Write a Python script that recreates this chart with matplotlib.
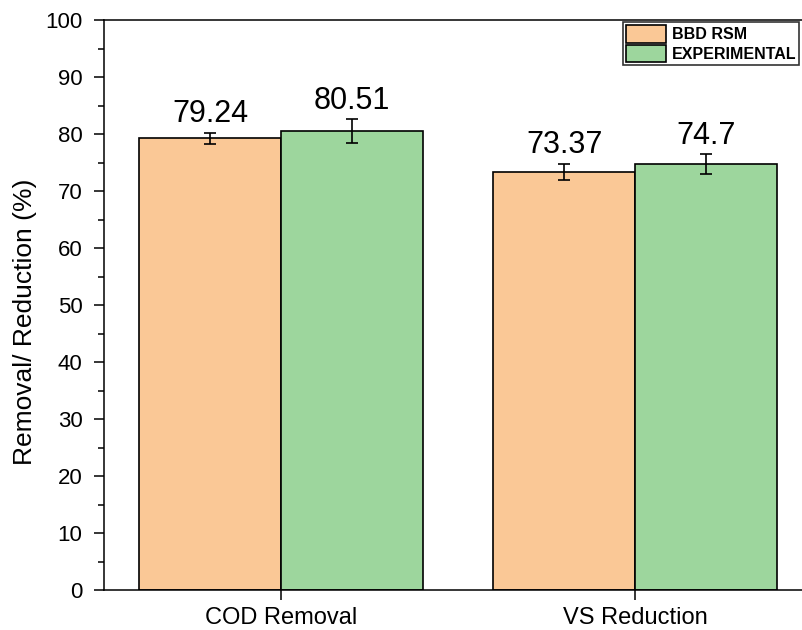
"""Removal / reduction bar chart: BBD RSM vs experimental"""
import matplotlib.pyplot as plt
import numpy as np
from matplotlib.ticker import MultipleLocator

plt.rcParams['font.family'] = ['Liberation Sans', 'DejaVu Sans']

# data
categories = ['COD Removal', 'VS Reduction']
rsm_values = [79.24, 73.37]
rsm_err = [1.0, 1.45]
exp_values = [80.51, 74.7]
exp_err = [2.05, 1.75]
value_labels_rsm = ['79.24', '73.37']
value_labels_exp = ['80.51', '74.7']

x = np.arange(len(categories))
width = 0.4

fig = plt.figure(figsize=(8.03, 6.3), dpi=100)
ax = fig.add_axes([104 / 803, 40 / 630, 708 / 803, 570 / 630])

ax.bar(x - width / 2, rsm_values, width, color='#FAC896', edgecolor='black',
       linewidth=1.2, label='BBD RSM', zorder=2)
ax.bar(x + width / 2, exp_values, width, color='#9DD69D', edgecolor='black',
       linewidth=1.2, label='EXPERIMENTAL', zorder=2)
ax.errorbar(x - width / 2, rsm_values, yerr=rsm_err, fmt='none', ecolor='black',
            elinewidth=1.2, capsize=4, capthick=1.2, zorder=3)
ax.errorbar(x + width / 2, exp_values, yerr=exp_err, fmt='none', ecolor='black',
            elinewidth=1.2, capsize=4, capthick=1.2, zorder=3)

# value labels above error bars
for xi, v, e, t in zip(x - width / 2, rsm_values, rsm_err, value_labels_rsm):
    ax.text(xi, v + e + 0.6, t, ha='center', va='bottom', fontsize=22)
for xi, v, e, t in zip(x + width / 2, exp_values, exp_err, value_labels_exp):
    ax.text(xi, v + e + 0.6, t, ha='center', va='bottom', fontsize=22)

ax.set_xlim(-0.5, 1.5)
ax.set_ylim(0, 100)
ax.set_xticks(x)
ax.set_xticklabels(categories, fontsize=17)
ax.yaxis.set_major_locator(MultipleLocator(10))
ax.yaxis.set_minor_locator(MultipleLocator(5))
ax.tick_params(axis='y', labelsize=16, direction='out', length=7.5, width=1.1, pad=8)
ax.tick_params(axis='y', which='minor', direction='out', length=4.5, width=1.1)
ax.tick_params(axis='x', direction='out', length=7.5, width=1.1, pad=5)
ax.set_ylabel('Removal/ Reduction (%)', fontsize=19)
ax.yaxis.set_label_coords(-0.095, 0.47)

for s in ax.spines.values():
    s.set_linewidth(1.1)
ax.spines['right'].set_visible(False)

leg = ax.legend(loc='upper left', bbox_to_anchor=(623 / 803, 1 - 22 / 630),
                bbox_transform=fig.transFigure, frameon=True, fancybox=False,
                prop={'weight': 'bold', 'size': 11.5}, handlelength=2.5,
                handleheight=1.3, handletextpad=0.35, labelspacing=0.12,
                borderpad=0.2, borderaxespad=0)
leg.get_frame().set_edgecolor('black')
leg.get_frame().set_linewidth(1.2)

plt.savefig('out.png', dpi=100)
===============
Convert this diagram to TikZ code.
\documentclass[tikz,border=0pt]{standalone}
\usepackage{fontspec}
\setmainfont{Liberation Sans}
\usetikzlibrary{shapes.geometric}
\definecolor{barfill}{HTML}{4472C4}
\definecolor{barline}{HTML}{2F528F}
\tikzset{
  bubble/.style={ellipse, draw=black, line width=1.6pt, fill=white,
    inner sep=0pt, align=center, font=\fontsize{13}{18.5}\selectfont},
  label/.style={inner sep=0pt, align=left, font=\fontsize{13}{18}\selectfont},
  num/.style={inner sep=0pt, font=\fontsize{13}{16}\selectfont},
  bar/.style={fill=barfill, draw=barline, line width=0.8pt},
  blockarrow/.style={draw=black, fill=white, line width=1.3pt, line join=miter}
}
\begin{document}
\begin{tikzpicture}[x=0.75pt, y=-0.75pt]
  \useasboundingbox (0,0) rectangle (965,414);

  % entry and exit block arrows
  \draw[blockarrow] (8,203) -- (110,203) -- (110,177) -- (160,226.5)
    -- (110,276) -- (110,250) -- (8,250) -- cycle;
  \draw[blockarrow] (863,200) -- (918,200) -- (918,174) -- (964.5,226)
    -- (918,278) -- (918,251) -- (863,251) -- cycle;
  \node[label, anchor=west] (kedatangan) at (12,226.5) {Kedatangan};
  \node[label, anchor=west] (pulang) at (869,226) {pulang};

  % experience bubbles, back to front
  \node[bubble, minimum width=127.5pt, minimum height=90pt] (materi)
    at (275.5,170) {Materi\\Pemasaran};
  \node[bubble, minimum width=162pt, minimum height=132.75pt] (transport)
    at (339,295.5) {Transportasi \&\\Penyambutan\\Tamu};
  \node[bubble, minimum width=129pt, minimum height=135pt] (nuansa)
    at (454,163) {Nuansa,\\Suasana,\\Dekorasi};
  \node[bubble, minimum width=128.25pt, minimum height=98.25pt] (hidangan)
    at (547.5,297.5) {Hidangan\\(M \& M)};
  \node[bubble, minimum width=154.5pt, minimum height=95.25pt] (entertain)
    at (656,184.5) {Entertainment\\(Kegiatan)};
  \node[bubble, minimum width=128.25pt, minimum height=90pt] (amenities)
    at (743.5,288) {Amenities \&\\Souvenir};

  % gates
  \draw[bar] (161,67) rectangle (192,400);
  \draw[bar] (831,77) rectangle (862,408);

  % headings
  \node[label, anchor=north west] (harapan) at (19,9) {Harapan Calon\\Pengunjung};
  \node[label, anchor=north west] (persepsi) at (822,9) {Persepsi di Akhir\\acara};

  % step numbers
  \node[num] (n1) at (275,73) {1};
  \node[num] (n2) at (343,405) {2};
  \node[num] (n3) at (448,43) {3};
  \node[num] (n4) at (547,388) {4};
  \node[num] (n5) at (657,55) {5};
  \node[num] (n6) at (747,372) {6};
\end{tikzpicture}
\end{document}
===============
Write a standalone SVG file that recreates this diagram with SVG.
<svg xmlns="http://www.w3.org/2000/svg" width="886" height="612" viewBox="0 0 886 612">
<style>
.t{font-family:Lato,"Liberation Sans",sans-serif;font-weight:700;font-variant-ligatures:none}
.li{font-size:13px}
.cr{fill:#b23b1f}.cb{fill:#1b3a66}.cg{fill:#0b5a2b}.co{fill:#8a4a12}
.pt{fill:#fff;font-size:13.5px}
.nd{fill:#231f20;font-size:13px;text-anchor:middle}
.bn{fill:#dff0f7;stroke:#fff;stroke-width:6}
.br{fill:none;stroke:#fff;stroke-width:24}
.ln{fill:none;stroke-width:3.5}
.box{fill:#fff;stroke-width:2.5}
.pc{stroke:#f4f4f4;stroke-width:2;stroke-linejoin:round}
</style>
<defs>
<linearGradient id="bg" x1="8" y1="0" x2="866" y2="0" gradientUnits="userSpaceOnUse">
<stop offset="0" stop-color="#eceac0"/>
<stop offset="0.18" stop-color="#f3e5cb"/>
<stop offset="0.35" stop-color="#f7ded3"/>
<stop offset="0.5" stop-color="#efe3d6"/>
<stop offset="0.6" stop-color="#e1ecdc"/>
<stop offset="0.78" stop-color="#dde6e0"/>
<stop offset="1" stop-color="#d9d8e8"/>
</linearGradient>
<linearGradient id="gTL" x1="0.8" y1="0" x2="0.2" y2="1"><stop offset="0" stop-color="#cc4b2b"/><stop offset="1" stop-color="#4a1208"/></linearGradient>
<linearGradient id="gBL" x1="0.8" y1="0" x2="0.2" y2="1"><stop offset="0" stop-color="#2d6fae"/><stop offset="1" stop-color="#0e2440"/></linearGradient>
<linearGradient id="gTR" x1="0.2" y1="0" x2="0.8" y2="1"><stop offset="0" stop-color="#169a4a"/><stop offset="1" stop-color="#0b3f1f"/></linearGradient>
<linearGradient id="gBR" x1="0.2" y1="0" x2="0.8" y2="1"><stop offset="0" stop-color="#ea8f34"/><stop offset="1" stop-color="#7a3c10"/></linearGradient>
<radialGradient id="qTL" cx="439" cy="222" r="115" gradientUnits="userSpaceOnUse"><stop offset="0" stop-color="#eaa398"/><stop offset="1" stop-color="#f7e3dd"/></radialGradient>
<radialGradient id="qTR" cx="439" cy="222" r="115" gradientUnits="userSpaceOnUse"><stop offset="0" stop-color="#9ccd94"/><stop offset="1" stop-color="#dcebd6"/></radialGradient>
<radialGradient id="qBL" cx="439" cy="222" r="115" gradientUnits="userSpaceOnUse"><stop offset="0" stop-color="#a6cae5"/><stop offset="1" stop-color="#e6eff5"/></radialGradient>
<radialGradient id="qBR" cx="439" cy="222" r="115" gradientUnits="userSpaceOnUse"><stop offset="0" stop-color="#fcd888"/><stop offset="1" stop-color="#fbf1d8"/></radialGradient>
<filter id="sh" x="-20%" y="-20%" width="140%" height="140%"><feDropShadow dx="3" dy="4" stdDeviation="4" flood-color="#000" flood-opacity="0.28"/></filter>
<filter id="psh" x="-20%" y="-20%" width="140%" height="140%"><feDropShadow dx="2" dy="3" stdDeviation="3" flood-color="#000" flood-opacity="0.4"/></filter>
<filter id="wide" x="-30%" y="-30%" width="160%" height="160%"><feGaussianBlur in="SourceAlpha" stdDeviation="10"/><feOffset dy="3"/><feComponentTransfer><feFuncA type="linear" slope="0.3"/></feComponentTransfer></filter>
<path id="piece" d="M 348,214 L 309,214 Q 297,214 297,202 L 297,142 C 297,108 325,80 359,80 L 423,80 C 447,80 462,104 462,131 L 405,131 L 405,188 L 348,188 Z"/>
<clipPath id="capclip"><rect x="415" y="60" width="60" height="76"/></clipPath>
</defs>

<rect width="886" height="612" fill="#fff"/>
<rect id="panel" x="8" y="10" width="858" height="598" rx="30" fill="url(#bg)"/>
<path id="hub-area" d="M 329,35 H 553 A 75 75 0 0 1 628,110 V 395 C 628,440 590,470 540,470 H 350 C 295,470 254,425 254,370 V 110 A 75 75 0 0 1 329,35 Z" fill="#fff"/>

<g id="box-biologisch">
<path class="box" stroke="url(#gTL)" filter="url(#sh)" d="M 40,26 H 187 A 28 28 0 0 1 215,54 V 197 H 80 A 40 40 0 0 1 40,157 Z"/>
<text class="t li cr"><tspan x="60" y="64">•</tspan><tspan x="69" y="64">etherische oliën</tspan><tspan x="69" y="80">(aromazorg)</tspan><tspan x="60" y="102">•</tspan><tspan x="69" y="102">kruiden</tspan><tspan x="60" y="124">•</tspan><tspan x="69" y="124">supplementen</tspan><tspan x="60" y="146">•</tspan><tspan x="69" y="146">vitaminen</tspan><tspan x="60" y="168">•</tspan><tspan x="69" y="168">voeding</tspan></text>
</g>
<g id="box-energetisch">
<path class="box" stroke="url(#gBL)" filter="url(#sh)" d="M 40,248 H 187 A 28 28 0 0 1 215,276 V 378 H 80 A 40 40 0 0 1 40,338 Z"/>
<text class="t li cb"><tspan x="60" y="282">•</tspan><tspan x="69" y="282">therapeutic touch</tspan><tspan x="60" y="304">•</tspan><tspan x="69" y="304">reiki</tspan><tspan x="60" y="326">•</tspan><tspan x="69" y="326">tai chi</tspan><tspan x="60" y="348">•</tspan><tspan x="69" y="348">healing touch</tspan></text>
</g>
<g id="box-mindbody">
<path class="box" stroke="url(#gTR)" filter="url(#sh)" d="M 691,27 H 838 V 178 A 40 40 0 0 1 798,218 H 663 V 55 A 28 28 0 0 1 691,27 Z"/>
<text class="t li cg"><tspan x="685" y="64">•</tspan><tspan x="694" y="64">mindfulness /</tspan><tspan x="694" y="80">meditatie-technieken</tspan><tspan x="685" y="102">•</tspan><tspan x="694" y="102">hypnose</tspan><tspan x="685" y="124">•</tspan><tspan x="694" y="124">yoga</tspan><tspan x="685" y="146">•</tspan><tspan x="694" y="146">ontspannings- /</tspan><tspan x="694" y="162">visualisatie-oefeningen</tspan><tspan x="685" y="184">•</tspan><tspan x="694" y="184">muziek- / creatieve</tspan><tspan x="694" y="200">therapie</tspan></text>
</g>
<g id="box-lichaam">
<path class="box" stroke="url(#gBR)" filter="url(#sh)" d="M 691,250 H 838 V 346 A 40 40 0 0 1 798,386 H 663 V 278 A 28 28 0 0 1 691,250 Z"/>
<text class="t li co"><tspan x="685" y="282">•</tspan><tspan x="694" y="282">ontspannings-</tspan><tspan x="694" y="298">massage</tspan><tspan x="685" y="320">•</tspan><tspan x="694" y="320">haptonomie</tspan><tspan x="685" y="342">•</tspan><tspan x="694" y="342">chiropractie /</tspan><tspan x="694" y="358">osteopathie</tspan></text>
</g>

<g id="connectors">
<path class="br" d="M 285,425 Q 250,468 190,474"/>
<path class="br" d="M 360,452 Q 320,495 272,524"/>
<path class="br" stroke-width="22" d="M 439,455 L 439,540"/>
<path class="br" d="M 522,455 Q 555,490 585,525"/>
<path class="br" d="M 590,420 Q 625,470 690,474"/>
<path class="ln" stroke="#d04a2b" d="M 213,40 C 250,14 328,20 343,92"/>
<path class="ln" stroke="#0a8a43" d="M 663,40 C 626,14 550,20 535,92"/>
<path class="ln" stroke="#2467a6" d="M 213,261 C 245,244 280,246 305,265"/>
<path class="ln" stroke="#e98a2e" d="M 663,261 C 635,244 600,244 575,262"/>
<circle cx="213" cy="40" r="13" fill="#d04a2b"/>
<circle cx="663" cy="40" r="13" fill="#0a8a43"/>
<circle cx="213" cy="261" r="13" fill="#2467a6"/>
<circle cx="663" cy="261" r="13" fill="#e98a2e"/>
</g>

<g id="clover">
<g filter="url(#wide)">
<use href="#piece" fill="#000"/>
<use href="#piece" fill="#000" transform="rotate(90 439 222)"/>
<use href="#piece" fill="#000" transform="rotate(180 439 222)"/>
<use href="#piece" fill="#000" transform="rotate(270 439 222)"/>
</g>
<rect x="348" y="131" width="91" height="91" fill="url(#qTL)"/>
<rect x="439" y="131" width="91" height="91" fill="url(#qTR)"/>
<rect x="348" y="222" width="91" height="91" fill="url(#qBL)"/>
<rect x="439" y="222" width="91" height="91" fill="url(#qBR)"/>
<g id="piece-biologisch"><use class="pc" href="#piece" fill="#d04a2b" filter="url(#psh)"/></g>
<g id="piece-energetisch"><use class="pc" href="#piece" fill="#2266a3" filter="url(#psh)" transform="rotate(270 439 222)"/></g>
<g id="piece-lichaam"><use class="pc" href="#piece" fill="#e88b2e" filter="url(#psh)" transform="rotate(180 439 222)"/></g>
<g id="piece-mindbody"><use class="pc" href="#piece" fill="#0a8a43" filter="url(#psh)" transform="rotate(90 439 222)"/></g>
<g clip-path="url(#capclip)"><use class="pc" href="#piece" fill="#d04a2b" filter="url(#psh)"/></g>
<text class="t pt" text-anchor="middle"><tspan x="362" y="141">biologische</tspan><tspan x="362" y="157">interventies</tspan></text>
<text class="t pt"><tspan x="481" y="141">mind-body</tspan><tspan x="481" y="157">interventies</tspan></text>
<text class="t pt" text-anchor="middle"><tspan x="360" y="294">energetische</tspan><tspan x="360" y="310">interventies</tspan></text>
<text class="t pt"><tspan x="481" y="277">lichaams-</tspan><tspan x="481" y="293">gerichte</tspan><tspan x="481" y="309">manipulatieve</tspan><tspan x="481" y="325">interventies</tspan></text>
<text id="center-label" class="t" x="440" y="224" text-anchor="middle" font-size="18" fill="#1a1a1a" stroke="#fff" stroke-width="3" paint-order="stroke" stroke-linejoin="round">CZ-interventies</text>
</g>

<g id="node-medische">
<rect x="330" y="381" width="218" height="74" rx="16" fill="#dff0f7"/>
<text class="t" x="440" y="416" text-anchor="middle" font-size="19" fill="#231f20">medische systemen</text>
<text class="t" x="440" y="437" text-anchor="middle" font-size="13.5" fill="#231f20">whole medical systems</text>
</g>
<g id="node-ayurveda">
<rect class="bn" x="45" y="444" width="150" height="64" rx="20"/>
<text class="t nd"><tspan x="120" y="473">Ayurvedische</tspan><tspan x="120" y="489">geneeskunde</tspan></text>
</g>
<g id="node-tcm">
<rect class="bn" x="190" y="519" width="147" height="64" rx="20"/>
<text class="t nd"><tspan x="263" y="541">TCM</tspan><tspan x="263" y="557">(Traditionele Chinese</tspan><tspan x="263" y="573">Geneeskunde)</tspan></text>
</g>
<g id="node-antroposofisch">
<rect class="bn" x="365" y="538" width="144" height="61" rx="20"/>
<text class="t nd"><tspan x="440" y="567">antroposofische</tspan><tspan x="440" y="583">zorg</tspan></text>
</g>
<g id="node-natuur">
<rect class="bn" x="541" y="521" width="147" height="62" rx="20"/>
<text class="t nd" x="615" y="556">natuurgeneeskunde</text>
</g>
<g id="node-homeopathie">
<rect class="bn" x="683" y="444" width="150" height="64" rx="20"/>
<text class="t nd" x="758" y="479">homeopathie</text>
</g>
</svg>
===============
*Aim of the task*.
Up in the listing, locate the line with "Write a Python"; print it and every line after it down to the line with "plt.rcParams['font.family'] = ['Liberation", which is included too. Skip the pictures.

*Output below*.
Write a Python script that recreates this chart with matplotlib.
"""Removal / reduction bar chart: BBD RSM vs experimental"""
import matplotlib.pyplot as plt
import numpy as np
from matplotlib.ticker import MultipleLocator

plt.rcParams['font.family'] = ['Liberation Sans', 'DejaVu Sans']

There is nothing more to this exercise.